GxP Data Lake and Analytics Platform – Turning Regulated Manufacturing Data into Trusted Insight
This topic is part of the SG Systems Global regulatory & operations glossary.
Updated November 2025 •
GxP, Data Integrity, CSV, GAMP 5, MES, LIMS, QMS
A GxP data lake and analytics platform is a central environment where regulated manufacturing data from
MES, LIMS, QMS, historians, WMS, ERP and IIoT platforms is consolidated, contextualised and analysed. Technically it
looks like any modern data lake or lakehouse: scalable storage, query engines, compute and analytics tools. What makes it
different is the regulatory context: it holds GxP-relevant content, so it must respect data-integrity, validation,
security and retention expectations while still allowing engineers and quality teams to do serious trending, CPV and
investigations.
“A GxP data lake is not about hoarding data. It’s about creating one place where quality, operations and engineering can agree on the facts.”

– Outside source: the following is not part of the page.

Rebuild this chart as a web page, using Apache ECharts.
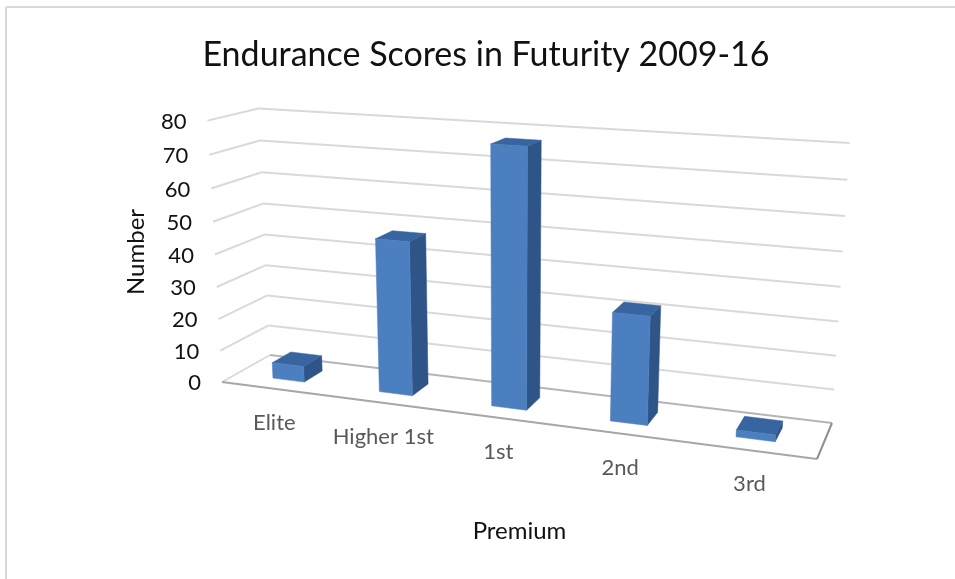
<!DOCTYPE html>
<html>
<head>
<meta charset="utf-8">
<title>Endurance Scores in Futurity 2009-16</title>
<script src="https://cdn.jsdelivr.net/npm/echarts@6/dist/echarts.min.js"></script>
<style>
    html, body { margin: 0; padding: 0; background: #fff; }
    #main { width: 955px; height: 579px; }
</style>
</head>
<body>
<div id="main"></div>
<script>
    const categories = ['Elite', 'Higher 1st', '1st', '2nd', '3rd'];
    const values = [5, 47, 77, 32, 2];
    const valueTicks = [0, 10, 20, 30, 40, 50, 60, 70, 80];

    const FONT = 'Lato';
    const GRID = {left: 222, top: 122, width: 595, height: 260};

    // floor of the 3D box on screen: front-left, front-right, back-right, back-left
    const floorQuad = [[222, 382], [817, 459], [832, 423], [270, 355]];
    // where the vertical edges meet, and how far up the box goes towards it
    const VANISH = [510, 5543];
    const LIFT = -0.0482;

    // bars in unit floor space
    const BAR_WIDTH = 0.3;
    const BAR_FRONT = 0.3;
    const BAR_BACK = 0.7;

    function homography(q) {
        const [x0, y0] = q[0], [x1, y1] = q[1], [x2, y2] = q[2], [x3, y3] = q[3];
        const dx1 = x1 - x2, dx2 = x3 - x2, sx = x0 - x1 + x2 - x3;
        const dy1 = y1 - y2, dy2 = y3 - y2, sy = y0 - y1 + y2 - y3;
        const den = dx1 * dy2 - dx2 * dy1;
        const g = (sx * dy2 - dx2 * sy) / den;
        const h = (dx1 * sy - sx * dy1) / den;
        const a = x1 - x0 + g * x1, b = x3 - x0 + h * x3;
        const d = y1 - y0 + g * y1, e = y3 - y0 + h * y3;
        return function (u, w) {
            return [a * u + b * w + x0, d * u + e * w + y0, g * u + h * w + 1];
        };
    }

    const floorMap = homography(floorQuad);

    // u: 0-1 along the categories, t: 0-1 up the value axis, w: 0 front, 1 back
    function project(u, t, w) {
        const p = floorMap(u, w);
        const k = t * LIFT;
        const z = p[2] + k;
        return [(p[0] + k * VANISH[0]) / z, (p[1] + k * VANISH[1]) / z];
    }

    function toUnit(pt) {
        return [(pt[0] - GRID.left) / GRID.width, (GRID.top + GRID.height - pt[1]) / GRID.height];
    }

    function poly(points, fill) {
        return {
            type: 'polygon',
            shape: {points: points},
            style: {fill: fill, stroke: fill, lineWidth: 0.5}
        };
    }

    function seg(a, b, color, width) {
        return {
            type: 'line',
            shape: {x1: a[0], y1: a[1], x2: b[0], y2: b[1]},
            style: {stroke: color, lineWidth: width}
        };
    }

    function renderWall(params, api) {
        const v = api.value(0);
        const t = toUnit(api.coord([0, v]))[1];
        const fl = project(0, t, 0), bl = project(0, t, 1), br = project(1, t, 1);
        const children = [];
        if (v === 0) {
            const fr = project(1, 0, 0);
            children.push(seg(fl, bl, '#d9d9d9', 2));
            children.push(seg(bl, br, '#b5b5b5', 2));
            children.push(seg(fl, fr, '#a6a6a6', 2));
            children.push(seg(fr, br, '#8f8f8f', 2));
        } else {
            children.push(seg(fl, bl, '#d9d9d9', 2));
            children.push(seg(bl, br, '#d9d9d9', 2));
        }
        children.push({
            type: 'text',
            style: {
                x: fl[0] - 21, y: fl[1] + 1, text: String(v),
                font: '22px ' + FONT, fill: '#111', align: 'right', verticalAlign: 'middle'
            }
        });
        return {type: 'group', children: children};
    }

    function renderBar(params, api) {
        const pt = toUnit(api.coord([api.value(0), api.value(1)]));
        const half = api.size([1, 0])[0] / GRID.width * BAR_WIDTH / 2;
        const u0 = pt[0] - half, u1 = pt[0] + half, t = pt[1];
        const a = project(u0, 0, BAR_FRONT), b = project(u1, 0, BAR_FRONT), c = project(u1, 0, BAR_BACK);
        const d = project(u0, t, BAR_FRONT), e = project(u1, t, BAR_FRONT);
        const f = project(u1, t, BAR_BACK), g = project(u0, t, BAR_BACK);
        return {
            type: 'group',
            children: [
                poly([e, f, c, b], '#2f5488'),
                poly([d, e, f, g], '#38659f'),
                poly([a, b, e, d], '#4c7fbf')
            ]
        };
    }

    function renderCategory(params, api) {
        const pt = toUnit(api.coord([api.value(0), 0]));
        const p = project(pt[0], 0, 0);
        return {
            type: 'text',
            style: {
                x: p[0], y: p[1] + 34, text: categories[api.value(0)],
                font: '22px ' + FONT, fill: '#595959', align: 'center', verticalAlign: 'middle'
            }
        };
    }

    const chart = echarts.init(document.getElementById('main'));
    chart.setOption({
        animation: false,
        backgroundColor: '#fff',
        title: {
            text: 'Endurance Scores in Futurity 2009-16',
            left: 481,
            top: 33,
            textAlign: 'center',
            textStyle: {fontFamily: FONT, fontSize: 34, fontWeight: 'normal', color: '#111'}
        },
        graphic: [
            {type: 'line', shape: {x1: 6, y1: 7, x2: 955, y2: 7}, style: {stroke: '#d9d9d9', lineWidth: 2}},
            {type: 'line', shape: {x1: 6, y1: 7, x2: 6, y2: 579}, style: {stroke: '#d9d9d9', lineWidth: 2}}
        ],
        grid: GRID,
        xAxis: {
            type: 'category',
            data: categories,
            name: 'Premium',
            nameLocation: 'middle',
            nameGap: 137,
            nameTextStyle: {fontFamily: FONT, fontSize: 24, color: '#111'},
            axisLine: {show: false},
            axisTick: {show: false},
            axisLabel: {show: false}
        },
        yAxis: {
            type: 'value',
            min: 0,
            max: 80,
            interval: 10,
            name: 'Number',
            nameLocation: 'middle',
            nameGap: 74,
            nameTextStyle: {fontFamily: FONT, fontSize: 24, color: '#111'},
            splitLine: {show: false},
            axisLine: {show: false},
            axisTick: {show: false},
            axisLabel: {show: false}
        },
        series: [
            {
                type: 'custom',
                name: 'walls',
                coordinateSystem: 'cartesian2d',
                renderItem: renderWall,
                clip: false,
                silent: true,
                z: 1,
                encode: {y: 0},
                data: valueTicks.map(function (v) { return [v]; })
            },
            {
                type: 'custom',
                name: 'Number',
                coordinateSystem: 'cartesian2d',
                renderItem: renderBar,
                clip: false,
                z: 2,
                encode: {x: 0, y: 1},
                data: values.map(function (v, i) { return [i, v]; })
            },
            {
                type: 'custom',
                name: 'labels',
                coordinateSystem: 'cartesian2d',
                renderItem: renderCategory,
                clip: false,
                silent: true,
                z: 3,
                encode: {x: 0},
                data: categories.map(function (c, i) { return [i]; })
            }
        ]
    });
</script>
</body>
</html>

lab, quality, warehouse, historian and business systems into an analytical environment that supports CPV, PQR/APR, SPC,
investigations and advanced analytics. It does not replace systems of record like MES or LIMS; it extends them. When its
outputs influence GxP decisions, the platform and data flows fall under CSV/GAMP 5, data-integrity and record‑retention
expectations.
1) What a GxP Data Lake Actually Is
In generic IT language, a data lake is just a large pool where data of many types are stored in raw form and queried on
demand. A GxP data lake is more specific: it is a controlled analytical environment that receives governed
copies of data from validated systems of record and makes them accessible for regulated analytics such as CPV, PQR/APR,
process optimisation and inspection support. It is deliberately positioned as an analytics layer, not a replacement
for the transactional systems that generate batch, device or test records.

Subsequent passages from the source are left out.